Graduating senior inspires a humanist perspective
Chelsea Forer, this year’s outstanding senior in the College of Humanities, is “inspiring both students and faculty” at the University of Arizona with her academic achievements.
“It is nice to be able to acknowledge a student who is not only intellectually rigorous but incredibly kind,” said Rae Dachille, Forer’s mentor and thesis advisor.
Forer is a dual major in religious studies and biological anthropology and a College of Humanities Ambassador, and she studied Buddhism in Bhutan and Islam in Jordan. She speaks proficient Arabic, has worked with three different professors on separate research projects, created a thesis project on the benefits of Humanities Education and has already landed an upcoming internship with the International Rescue Committee.
Stacey Tecot, an associate professor of anthropology and Forer’s lab director and anthropology advisor, said Forer is “stellar” and “brilliant,” adding she has clear decision-making skills in the lab that rival Tecot’s own and an academic constitution “on the level of graduate students.”
“In the lab, there is a lot of troubleshooting that can often be so frustrating it causes decision paralysis ...” Tecot said. “This was never a problem for Chelsea.

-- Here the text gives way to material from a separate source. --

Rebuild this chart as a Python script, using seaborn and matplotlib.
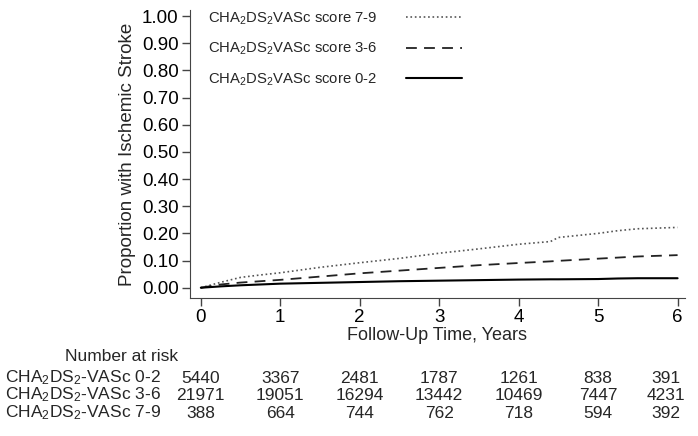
import numpy as np
import matplotlib
matplotlib.use('Agg')
import matplotlib.pyplot as plt
import seaborn as sns

# cumulative incidence
years = [0, 0.25, 0.5, 0.75, 1, 1.5, 2, 2.5, 3, 3.5, 4, 4.4, 4.5, 5, 5.25, 5.5, 6]
score_79 = [0, 0.02, 0.038, 0.047, 0.055, 0.075, 0.092, 0.108, 0.127, 0.143, 0.16, 0.17, 0.185, 0.2, 0.21, 0.217, 0.222]
score_36 = [0, 0.012, 0.019, 0.024, 0.029, 0.041, 0.053, 0.063, 0.073, 0.083, 0.091, 0.097, 0.099, 0.107, 0.111, 0.115, 0.12]
score_02 = [0, 0.005, 0.009, 0.012, 0.015, 0.018, 0.021, 0.024, 0.026, 0.028, 0.03, 0.031, 0.031, 0.032, 0.034, 0.035, 0.035]

risk_times = [0, 1, 2, 3, 4, 5, 6]
risk_02 = [5440, 3367, 2481, 1787, 1261, 838, 391]
risk_36 = [21971, 19051, 16294, 13442, 10469, 7447, 4231]
risk_79 = [388, 664, 744, 762, 718, 594, 392]
risk_labels = ['CHA$_2$DS$_2$-VASc 0-2', 'CHA$_2$DS$_2$-VASc 3-6', 'CHA$_2$DS$_2$-VASc 7-9']

sns.set_style('ticks')
plt.rcParams['font.family'] = ['Liberation Sans', 'DejaVu Sans']
plt.rcParams['mathtext.fontset'] = 'custom'
plt.rcParams['mathtext.rm'] = 'Liberation Sans'
plt.rcParams['mathtext.it'] = 'Liberation Sans'
plt.rcParams['mathtext.default'] = 'regular'

fig = plt.figure(figsize=(6.98, 4.36), dpi=100)
ax = fig.add_axes([0.272, 0.317, 0.709, 0.66])

sns.lineplot(x=years, y=score_79, ax=ax, color='#555555', linestyle=':', linewidth=1.2,
             label='CHA$_2$DS$_2$VASc score 7-9')
sns.lineplot(x=years, y=score_36, ax=ax, color='#222222', linestyle=(0, (6, 4)), linewidth=1.3,
             label='CHA$_2$DS$_2$VASc score 3-6')
sns.lineplot(x=years, y=score_02, ax=ax, color='black', linestyle='-', linewidth=1.5,
             label='CHA$_2$DS$_2$VASc score 0-2')

ax.set_xlim(-0.138, 6.09)
ax.set_ylim(-0.037, 1.022)
yt = np.arange(0, 1.01, 0.1)
ax.set_yticks(yt)
ax.set_yticklabels(['%.2f' % v for v in yt])
ax.set_xticks(risk_times)
ax.tick_params(labelsize=13.5, length=6, width=1, colors='#444444', labelcolor='black', pad=2)
for s in ['left', 'bottom']:
    ax.spines[s].set_color('#444444')
sns.despine(ax=ax)
ax.set_xlabel('Follow-Up Time, Years', fontsize=13, labelpad=1)
ax.set_ylabel('Proportion with Ischemic Stroke', fontsize=13.5, labelpad=4)

ax.legend(loc='upper left', bbox_to_anchor=(0.01, 1.045), frameon=False, markerfirst=False,
          fontsize=10.7, handlelength=3.8, handletextpad=1.9, labelspacing=0.95)

# number at risk table
fig.text(65 / 698, 1 - 356 / 436, 'Number at risk', fontsize=12.5, va='center')
rows = [risk_02, risk_36, risk_79]
ys = [378, 395, 413]
for lab, vals, yp in zip(risk_labels, rows, ys):
    fig.text(5 / 698, 1 - yp / 436, lab, fontsize=12.5, va='center')
    for t, v in zip(risk_times, vals):
        xf = ax.transData.transform((t, 0))[0] / fig.bbox.width
        if t == 6:
            xf -= 0.017
        fig.text(xf, 1 - yp / 436, str(v), fontsize=12.5, ha='center', va='center')

fig.savefig('out.png', dpi=100)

She completely changed the culture in the lab and we are so much more productive because of her.”
Forer said her real achievements are the connections she made with students, mentors and people around the globe.
“It makes sense,” Dachille said, “that Forer chose anthropology. Forer always worked with people. She had experience working with the Hopi prior to attending the UA, and she always wanted to travel.”
But finding her passion within such a broad subject was a bit of a challenge, she said.
“My journey is very much like lily pads in a pond,” Forer said. “I’m always jumping to a new lily pad.”
She decided she wanted to pursue a B.S. in biological anthropology but began running out of credits to fulfill what was required for the Wildcat Excellence Scholarship, so she added religious studies to her resume.
“[Religion] was something that I never fully understood, which is why I wanted to study it,” Forer said.
Forer said she is interested in what she calls the “Science of Religion,” or how religions influence the great and small moments in every person’s life.
“Chelsea is able to truly accept every individual tradition or belief as valid and important without ranking them on levels of sophistication or integrity. That is really rare,” Dachille said. “Seeing her on the ground in a global context — she was utterly aware of the gravity of the communities she was working with and the responsibility she has of representing those communities — was influential for me.”
Forer said she believes in the “beauty of culture” and wanted to pursue degrees that would make her a more empathetic and compassionate human being.
“I describe myself as wearing a pair of glasses with multiple, multi-colored lenses like the glasses from National Treasure,” Forer said.
Forer said her success in school and abroad is due to her interest and remarkable dedication to the subjects she has chosen to study.
According to Forer, her father taught her “the worst thing somebody can say is ‘no,’” so she had no problem asking her professors to put her to work.
“Our university being a top-tier research institution, all of the professors are required to do this amazing research that I am really passionate about,” Forer said. “The professors here are more than happy to have undergraduates work with them, and I found that, if you ask, they will be happy to oblige.”
Forer doesn’t know what lies ahead. Graduate school is certainly on her path, but not yet, she said. Community is where she sees herself. She anticipates working with others, maybe in a lab, maybe abroad. She looks forward to relationships with people she has not even met yet. She said her internship with the IRC will help her find out where her passions lie, perhaps with children, women or refugees or maybe with something she has not yet studied.
“The greatest lesson I learned as a student is to go for opportunities,” Forer said, “and if they don’t exist, make them.”